In the pre-war period, the attempt was made to de-Hinduize Sikhism; now it was also Khalsaised. Hitherto, the Sikh temples were managed by non-Khalsa Sikh, mostly by Udasis; now these were taken out of their hands. Khalsa activists, named Akalis, “belonging to the immortals”, moved from place to place and occupied different Gurudwāras. These eventually came under the control of the Shiromani Gurudwāras Prabandhak Committee in 1925. From this point onwards, Sikh religion who controlled the resources of the temples controlled Sikh politics. The SGPC Act of 1925 defined Sikhs in a manner which excluded the Sahajdharis and included only the Khalsa. The SGPC Akalis, Jathas became important in the life of the Sikh community. Non-Khalsa Sikhs became second-grade members of the community.
The period of freedom struggle was not all idealism and warm-hearted sacrifices. There were many divisive forces, black sheep, and tutored roles. But the role of the Akalis was not always negative. They provided a necessary counterweight to the League politics. On the eve of independence, the League leaders tried to woo the Akalis, but, by and large, they were spurned. For a time, some Akalis, leaders played with the idea of a separate Khalistan, and the British encouraged them to present their case. But they found that they were in a majority only in two tehsils and the idea of a separate state was not visible.
Independence came accompanied by division of the country and large displacement of population. The country faced big problems but managed to keep above water. We were also able to retain democracy. But just when we thought we had come out of the woods, divisive forces which lay low for a time reappeared. The old drama with new cast began to be enacted again.

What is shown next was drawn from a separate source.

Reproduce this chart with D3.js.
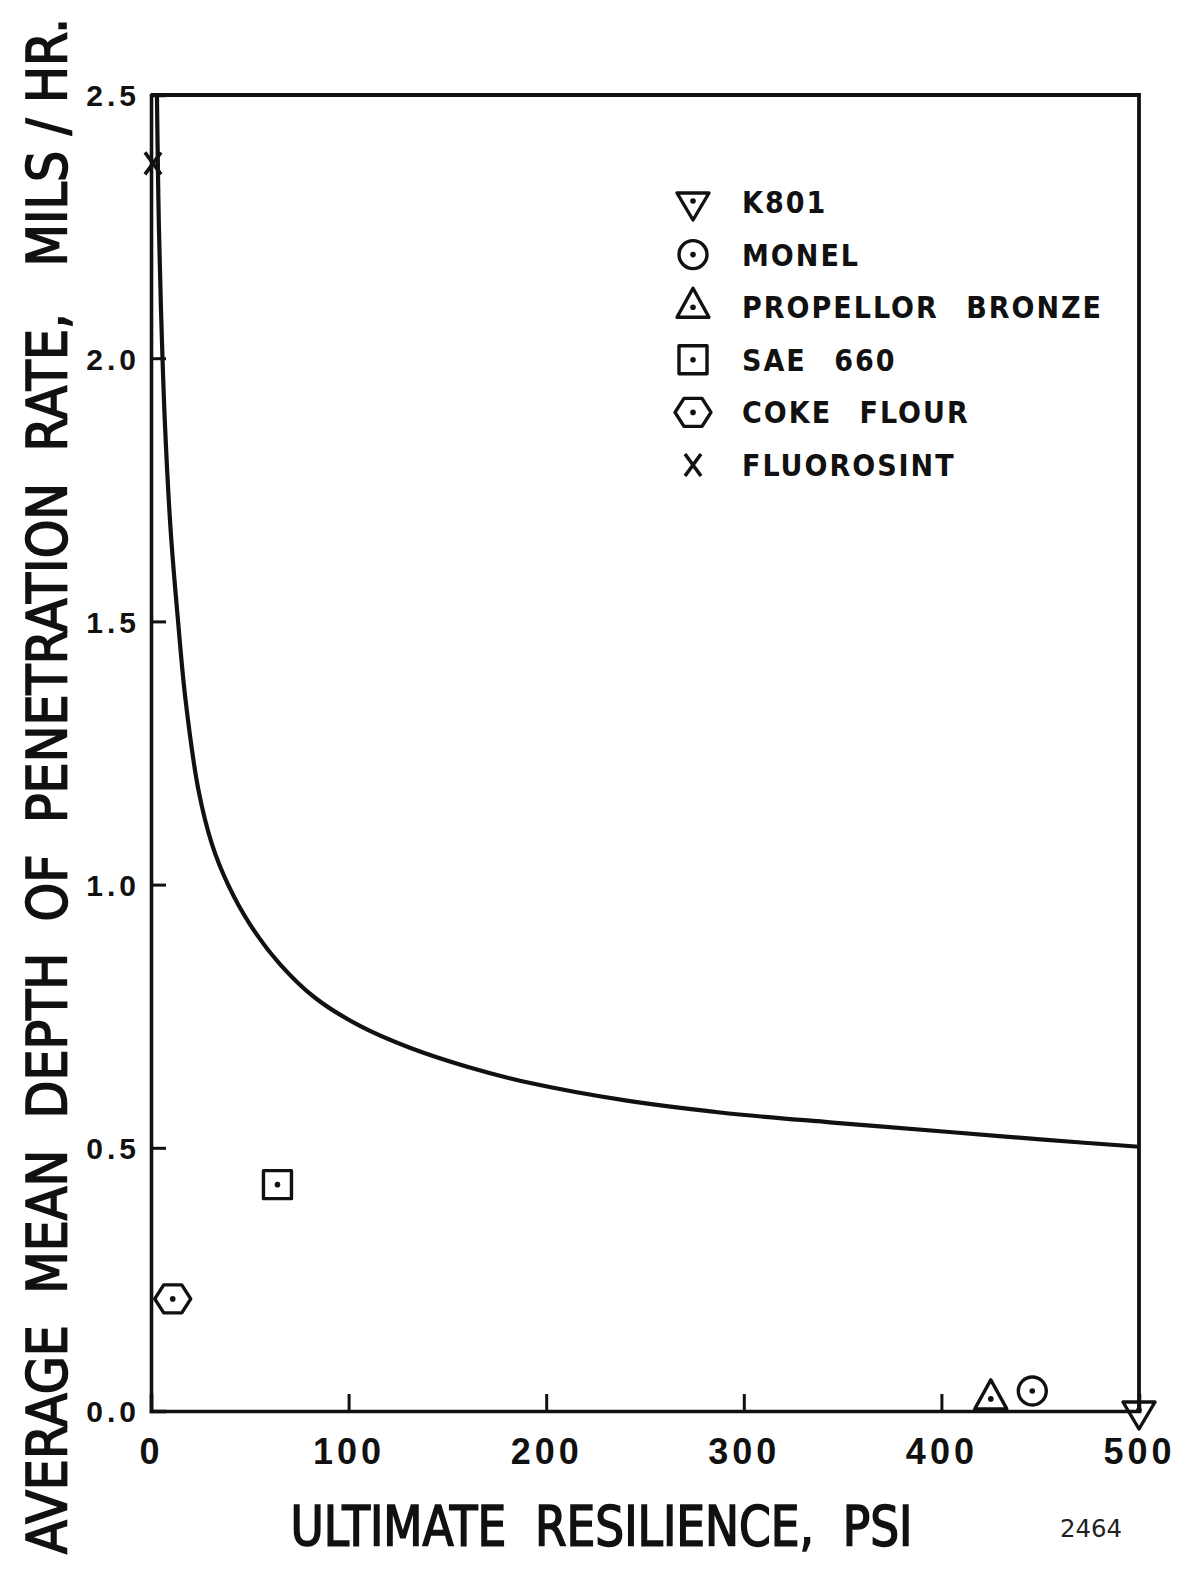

The atmosphere provided hothouse conditions for the growth of divisive politics. Our Sikh brothers too remembered the old lesson, never really forgotten by them, taught them by the British, that they were different. McAuliffe’s works published in the first decade of the century were reissued in the sixties. More recent Sikh scholars wrote histories of the Sikhs which were variations on the same theme. In no case, they provided a different vision and perspective.
Extreme Slogans
Under the pressure of this psychology, grievances were manufactured; extreme slogans were put forward with which even moderate elements had to keep pace. In the last few years, even the politics of murder was introduced. Finding no check, it knew not where to stop; it became a law into itself; it began to dictate, to bully. Campus came up in India as well as across the border, where young men were taught killing, sabotage and guerilla warfare. The temple at Amritsar became an arsenal, a fort, a sanctuary for criminals. This grave situation called for necessary action which caused some unavoidable damage to the building. When this happened the same people who looked on the previous drama, either helplessly or with an indulgent eye, felt outraged. There were protest meetings, resolutions, and committees for the suspects apprehended, and even calls and vows to take revenge. The extremists who died became martyrs; the Jawans who gave up their lives in performing a patriotic duty were forgotten. There were two standards at work; there was a complete lack of self-reflection even among the more moderate and responsible Sikh leaders.
However, all is not dark. The way the common Hindus and Sikhs stood for each other in the recent happenings in the Punjab and Delhi show how much in common they have. In a time so full of danger and mischief, this age-long unity proved the most solid support. But seeing what can happen, we should not take this unity for granted. We should cherish it, cultivate it, re-emphaze it. We can grow great together; in separation, we can only hurt each other.